Last week, I opined that too-often, economic debates are characterized as a simplistic “markets work” vs. “markets don’t work” debate. This, I said, misses the point that even if markets don’t work, one must determine whether or not government is capable of improving on the situation. Public choice economics, I believe, is a powerful tool to answer that question (often the answer is “no; government cannot improve the situation”).
Now, the president, it seems, is coming around to my view. In an interview with the New York Times Magazine, the president wondered whether:
He realized too late that “there’s no such thing as shovel-ready projects” when it comes to public works.

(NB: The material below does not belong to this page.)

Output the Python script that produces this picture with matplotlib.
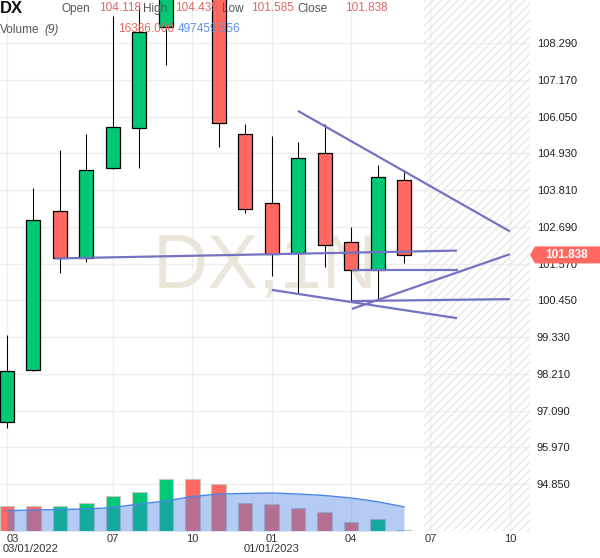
import numpy as np
import matplotlib
matplotlib.use("Agg")
import matplotlib.pyplot as plt
from matplotlib.patches import Polygon
from matplotlib.transforms import blended_transform_factory

plt.rcParams["font.family"] = ["Liberation Sans", "DejaVu Sans"]
plt.rcParams["hatch.linewidth"] = 0.8

# monthly candles, Mar 2022 .. Jun 2023
months = list(range(16))
opens = [96.75, 98.33, 103.18, 101.74, 104.49, 105.71, 108.79, 112.10,
         111.40, 105.52, 103.42, 101.90, 104.95, 102.23, 101.38, 104.118]
highs = [99.40, 103.88, 105.04, 105.52, 109.12, 109.43, 114.70, 113.90,
         113.00, 105.83, 105.46, 105.28, 105.83, 102.69, 104.58, 104.435]
lows = [96.57, 98.30, 101.29, 101.62, 104.45, 104.49, 107.63, 109.80,
        105.13, 103.12, 101.19, 100.65, 101.47, 100.40, 100.46, 101.585]
closes = [98.31, 102.90, 101.74, 104.43, 105.74, 108.63, 112.10, 111.40,
          105.86, 103.24, 101.87, 104.79, 102.14, 101.38, 104.22, 101.838]

volumes = [522000, 520000, 523000, 583000, 727000, 810000, 1073000, 1069000,
           962000, 571000, 550000, 480000, 385000, 179000, 253000, 16386]
prev_volume = 530000
vol_ma = [418000, 433000, 443000, 453000, 484000, 556000, 618000, 711000,
          762000, 773000, 783000, 762000, 731000, 680000, 604000, 497459.556]

price_ticks = [94.85, 95.97, 97.09, 98.21, 99.33, 100.45, 101.57,
               102.69, 103.81, 104.93, 106.05, 107.17, 108.29]
month_ticks = [0, 4, 7, 10, 13, 16, 19]
month_labels = ["03", "07", "10", "01", "04", "07", "10"]

# drawn trend lines (month index, price)
trendlines = [
    ((10.99, 106.23), (19.0, 102.555)),
    ((1.81, 101.73), (17.0, 101.97)),
    ((13.03, 101.38), (17.04, 101.38)),
    ((10.01, 100.77), (17.0, 99.91)),
    ((13.03, 100.19), (19.0, 101.86)),
    ((13.03, 100.43), (19.0, 100.49)),
]

GREEN = "#00c875"
RED = "#ff6961"
W, H = 600, 558

fig = plt.figure(figsize=(6, 5.58), dpi=100)
ax = fig.add_axes([0, 27 / H, 530 / W, 531 / H])
axv = ax.twinx()
axv.set_zorder(2)
axv.patch.set_visible(False)

for a in (ax, axv):
    for s in a.spines.values():
        s.set_visible(False)

ax.set_xlim(-0.264, 19.76)
ax.set_ylim(93.42, 109.61)
axv.set_ylim(0, 531 * 20600)
axv.set_yticks([])

# grid
for p in price_ticks:
    ax.axhline(p, color="#efefef", lw=1, zorder=0)
for m in month_ticks:
    ax.axvline(m, color="#efefef", lw=1, zorder=0)

# future area hatch
ax.axvspan(15.75, 19.76, facecolor="none", edgecolor="#e4e4e4", hatch="////",
           lw=0, zorder=0)

# watermark
ax.text(0.289, 0.4595, "DX,1N", transform=ax.transAxes, fontsize=55,
        color="#ebe6da", ha="left", va="baseline", zorder=0.5)

# candles
o = np.array(opens)
c = np.array(closes)
cols = [GREEN if cc >= oo else RED for oo, cc in zip(opens, closes)]
ax.vlines(months, lows, highs, color="black", lw=0.75, zorder=2)
ax.bar(months, np.abs(c - o), bottom=np.minimum(o, c), width=0.53,
       color=cols, edgecolor="black", lw=0.9, zorder=3)

# trend lines
for (x0, y0), (x1, y1) in trendlines:
    ax.plot([x0, x1], [y0, y1], color="#7373c2", lw=1.6, zorder=4,
            solid_capstyle="butt")

# volume
vprev = [prev_volume] + volumes[:-1]
vcols = [GREEN if v >= pv else RED for v, pv in zip(volumes, vprev)]
axv.bar(months, volumes, width=0.55, color=vcols, edgecolor="#c6c6c6",
        lw=0.8, zorder=2)
axv.fill_between(months, vol_ma, 0, color="#3c7be4", alpha=0.38, lw=0,
                 zorder=3)
axv.plot(months, vol_ma, color="#4a86e8", lw=1.0, zorder=4)

# axes ticks
ax.yaxis.tick_right()
ax.set_yticks(price_ticks)
ax.set_yticklabels([f"{p:.3f}" for p in price_ticks])
ax.tick_params(axis="y", length=0, pad=5, labelsize=8, labelcolor="#222")
ax.set_xticks([])

tr = blended_transform_factory(ax.transData, ax.transAxes)
for m, lab in zip(month_ticks, month_labels):
    xx = 0.21 if m == 0 else m
    ax.text(xx, -0.0155, lab, transform=tr, ha="center", va="center",
            fontsize=8, color="#333", clip_on=False)
ax.text(-0.15, -0.034, "03/01/2022", transform=tr, ha="left", va="center",
        fontsize=8, color="#333", clip_on=False)
ax.text(10, -0.034, "01/01/2023", transform=tr, ha="center", va="center",
        fontsize=8, color="#333", clip_on=False)

# header
def ftext(x, y, s, **kw):
    fig.text(x / W, 1 - y / H, s, va="center", ha="left", zorder=10, **kw)

ftext(0, 8.5, "DX", fontsize=12, fontweight="bold", color="#111")
hdr = [("Open", opens[-1], 62, 99), ("High", highs[-1], 143, 175),
       ("Low", lows[-1], 222, 251), ("Close", closes[-1], 297, 345)]
for name, val, xl, xv in hdr:
    ftext(xl, 9, name, fontsize=8.5, color="#555")
    ftext(xv, 8, f"{val:.3f}", fontsize=8.5, color="#dc6a64")
ftext(0, 30, "Volume", fontsize=8.5, color="#555")
ftext(44, 30, "(9)", fontsize=8.5, color="#555", style="italic")
ftext(118, 29, f"{volumes[-1]:.3f}", fontsize=8.5, color="#dc6a64")
ftext(178, 29, f"{vol_ma[-1]:.3f}", fontsize=8.5, color="#5b8ee6")

# last price badge
fig.canvas.draw()
yb = ax.transData.transform((0, closes[-1]))[1]
badge = Polygon([(530, yb), (535, yb + 8.5), (600, yb + 8.5),
                 (600, yb - 8.5), (535, yb - 8.5)], closed=True,
                transform=None, facecolor="#ff6961", edgecolor="none",
                zorder=20)
fig.patches.append(badge)
badge.set_figure(fig)
fig.text(567 / W, yb / H, f"{closes[-1]:.3f}", ha="center", va="center",
         fontsize=8.5, fontweight="bold", color="white", zorder=21)

fig.savefig("out.png", dpi=100)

Remember, all resources that the government spends are borrowed or taxed out of the private economy. The Keynesian story relies on the idea that—during a recession—these resources aren’t doing anything productive in the private economy anyway (they are “idle”). So, according to Keynesians, it is okay for government to remove these resources from the private economy and put them to work. But in order for this to be a net positive, government must know how to effectively put these resources to more-productive use than the private sector would have. It must know:
- Which spending items provide the most value to people, and
- How to effectively deliver this value
But unlike private businesses, the government cannot rely on the price mechanism to help discern what people value. Since it doesn’t actually sell anything, the government cannot rely on consumer-feedback and consumer-price sensitivity to determine whether what it is doing is valuable. Instead, responsible governments must undertake time-consuming “cost-benefit” analyses to guestimate which “shovel-ready” projects are worthy and which are just pork.
So here is the rub: stimulus spending is only effective if it is timely and targeted toward high-valued projects. But by its very nature, government cannot determine which projects are high-valued in a timely manner. We can get timely, or high-value. But as Eileen told the Washington Post in February of 2009, “you can’t have both.”